* **Required task**
Leave out the pictures, and write out exactly the lines from the beginning of the material to the line holding "plt.rcParams['font.family'] = ['Noto", that line included, and nothing else.

* **Recorded data**

-- Begin --

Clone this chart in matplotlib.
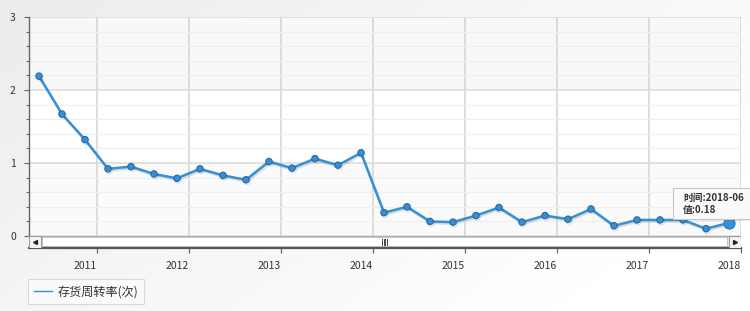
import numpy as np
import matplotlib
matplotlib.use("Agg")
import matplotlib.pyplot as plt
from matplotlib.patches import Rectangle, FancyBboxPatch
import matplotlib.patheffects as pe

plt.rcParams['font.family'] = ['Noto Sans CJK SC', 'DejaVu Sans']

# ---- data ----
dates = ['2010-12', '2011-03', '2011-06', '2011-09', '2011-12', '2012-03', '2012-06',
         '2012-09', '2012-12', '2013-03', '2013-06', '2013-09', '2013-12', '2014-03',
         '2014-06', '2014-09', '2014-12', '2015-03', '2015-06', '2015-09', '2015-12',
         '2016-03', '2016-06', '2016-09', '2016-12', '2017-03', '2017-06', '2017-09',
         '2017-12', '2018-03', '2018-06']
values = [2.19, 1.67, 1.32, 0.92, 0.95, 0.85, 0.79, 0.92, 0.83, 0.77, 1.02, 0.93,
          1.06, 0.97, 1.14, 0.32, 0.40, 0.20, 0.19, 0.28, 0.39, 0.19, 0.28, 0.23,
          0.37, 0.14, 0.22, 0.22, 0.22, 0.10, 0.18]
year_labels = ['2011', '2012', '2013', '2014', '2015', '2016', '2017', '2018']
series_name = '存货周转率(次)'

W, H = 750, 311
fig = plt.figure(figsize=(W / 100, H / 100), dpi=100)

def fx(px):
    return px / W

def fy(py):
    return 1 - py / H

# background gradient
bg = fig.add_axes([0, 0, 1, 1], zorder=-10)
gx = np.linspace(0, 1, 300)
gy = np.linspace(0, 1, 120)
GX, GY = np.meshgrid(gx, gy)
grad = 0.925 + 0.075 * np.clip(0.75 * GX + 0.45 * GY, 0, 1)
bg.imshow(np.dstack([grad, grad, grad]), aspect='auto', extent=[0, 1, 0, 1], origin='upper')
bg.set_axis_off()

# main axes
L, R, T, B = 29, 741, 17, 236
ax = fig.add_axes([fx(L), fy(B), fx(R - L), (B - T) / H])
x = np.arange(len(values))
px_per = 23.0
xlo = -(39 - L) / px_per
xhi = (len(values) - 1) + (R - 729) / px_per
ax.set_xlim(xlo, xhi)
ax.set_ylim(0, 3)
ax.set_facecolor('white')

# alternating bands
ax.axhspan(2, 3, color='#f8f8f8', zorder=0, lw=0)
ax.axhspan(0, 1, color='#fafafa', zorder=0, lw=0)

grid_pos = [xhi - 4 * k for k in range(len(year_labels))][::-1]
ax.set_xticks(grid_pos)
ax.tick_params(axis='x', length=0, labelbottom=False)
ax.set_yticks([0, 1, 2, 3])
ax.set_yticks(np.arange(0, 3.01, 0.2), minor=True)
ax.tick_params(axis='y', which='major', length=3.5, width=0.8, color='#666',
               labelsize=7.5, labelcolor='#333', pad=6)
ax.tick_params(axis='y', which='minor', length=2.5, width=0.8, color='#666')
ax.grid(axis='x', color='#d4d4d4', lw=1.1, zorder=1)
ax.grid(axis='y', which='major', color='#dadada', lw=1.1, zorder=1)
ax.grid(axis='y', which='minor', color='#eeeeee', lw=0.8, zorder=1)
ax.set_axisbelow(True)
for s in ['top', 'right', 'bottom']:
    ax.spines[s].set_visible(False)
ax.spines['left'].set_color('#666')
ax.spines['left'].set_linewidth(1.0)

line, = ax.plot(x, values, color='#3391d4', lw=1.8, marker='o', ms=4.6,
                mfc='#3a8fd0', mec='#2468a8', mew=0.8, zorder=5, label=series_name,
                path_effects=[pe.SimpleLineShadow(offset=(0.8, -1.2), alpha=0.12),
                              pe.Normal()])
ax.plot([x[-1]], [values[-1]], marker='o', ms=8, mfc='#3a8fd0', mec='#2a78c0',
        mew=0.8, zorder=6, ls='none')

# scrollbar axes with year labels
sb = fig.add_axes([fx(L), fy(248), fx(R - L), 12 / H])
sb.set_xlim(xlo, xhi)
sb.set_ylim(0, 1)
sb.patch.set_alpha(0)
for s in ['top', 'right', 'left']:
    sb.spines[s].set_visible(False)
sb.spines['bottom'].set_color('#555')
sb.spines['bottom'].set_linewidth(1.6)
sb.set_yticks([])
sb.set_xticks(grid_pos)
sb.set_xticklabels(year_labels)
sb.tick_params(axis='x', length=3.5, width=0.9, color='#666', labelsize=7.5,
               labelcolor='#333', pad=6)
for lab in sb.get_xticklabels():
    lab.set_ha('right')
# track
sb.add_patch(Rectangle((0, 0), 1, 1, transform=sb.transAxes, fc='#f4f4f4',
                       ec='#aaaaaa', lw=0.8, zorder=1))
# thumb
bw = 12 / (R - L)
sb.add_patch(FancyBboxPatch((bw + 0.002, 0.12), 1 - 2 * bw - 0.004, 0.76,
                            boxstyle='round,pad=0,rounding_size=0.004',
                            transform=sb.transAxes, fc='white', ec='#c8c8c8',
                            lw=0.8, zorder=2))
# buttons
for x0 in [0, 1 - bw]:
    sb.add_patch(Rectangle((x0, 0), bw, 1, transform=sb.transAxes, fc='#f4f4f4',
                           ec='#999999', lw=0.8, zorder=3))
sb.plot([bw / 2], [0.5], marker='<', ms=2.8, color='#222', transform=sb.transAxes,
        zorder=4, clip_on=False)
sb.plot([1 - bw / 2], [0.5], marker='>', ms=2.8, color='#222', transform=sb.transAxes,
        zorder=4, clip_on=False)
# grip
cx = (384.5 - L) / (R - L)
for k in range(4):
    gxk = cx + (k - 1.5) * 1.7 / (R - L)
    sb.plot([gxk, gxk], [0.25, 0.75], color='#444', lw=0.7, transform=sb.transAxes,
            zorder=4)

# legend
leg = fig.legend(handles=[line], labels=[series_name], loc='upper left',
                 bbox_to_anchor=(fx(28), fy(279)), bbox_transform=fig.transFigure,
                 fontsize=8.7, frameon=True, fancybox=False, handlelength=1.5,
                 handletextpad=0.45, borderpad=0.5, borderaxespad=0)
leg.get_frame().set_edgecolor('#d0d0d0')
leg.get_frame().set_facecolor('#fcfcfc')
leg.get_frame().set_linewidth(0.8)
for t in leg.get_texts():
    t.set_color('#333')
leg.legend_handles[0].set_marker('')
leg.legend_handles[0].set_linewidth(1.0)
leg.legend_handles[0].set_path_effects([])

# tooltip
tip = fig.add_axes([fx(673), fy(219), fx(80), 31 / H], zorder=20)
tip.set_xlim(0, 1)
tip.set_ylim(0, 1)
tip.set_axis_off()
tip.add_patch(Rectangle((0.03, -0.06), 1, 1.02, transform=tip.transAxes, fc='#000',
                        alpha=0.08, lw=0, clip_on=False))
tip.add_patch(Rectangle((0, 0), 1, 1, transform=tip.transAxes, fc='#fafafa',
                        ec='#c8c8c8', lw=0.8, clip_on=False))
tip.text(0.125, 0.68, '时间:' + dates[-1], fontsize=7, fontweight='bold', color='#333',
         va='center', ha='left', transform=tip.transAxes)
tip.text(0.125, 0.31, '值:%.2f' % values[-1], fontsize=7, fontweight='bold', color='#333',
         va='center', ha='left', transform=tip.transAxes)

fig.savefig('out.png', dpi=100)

-- End --

* **Output**
Clone this chart in matplotlib.
import numpy as np
import matplotlib
matplotlib.use("Agg")
import matplotlib.pyplot as plt
from matplotlib.patches import Rectangle, FancyBboxPatch
import matplotlib.patheffects as pe

plt.rcParams['font.family'] = ['Noto Sans CJK SC', 'DejaVu Sans']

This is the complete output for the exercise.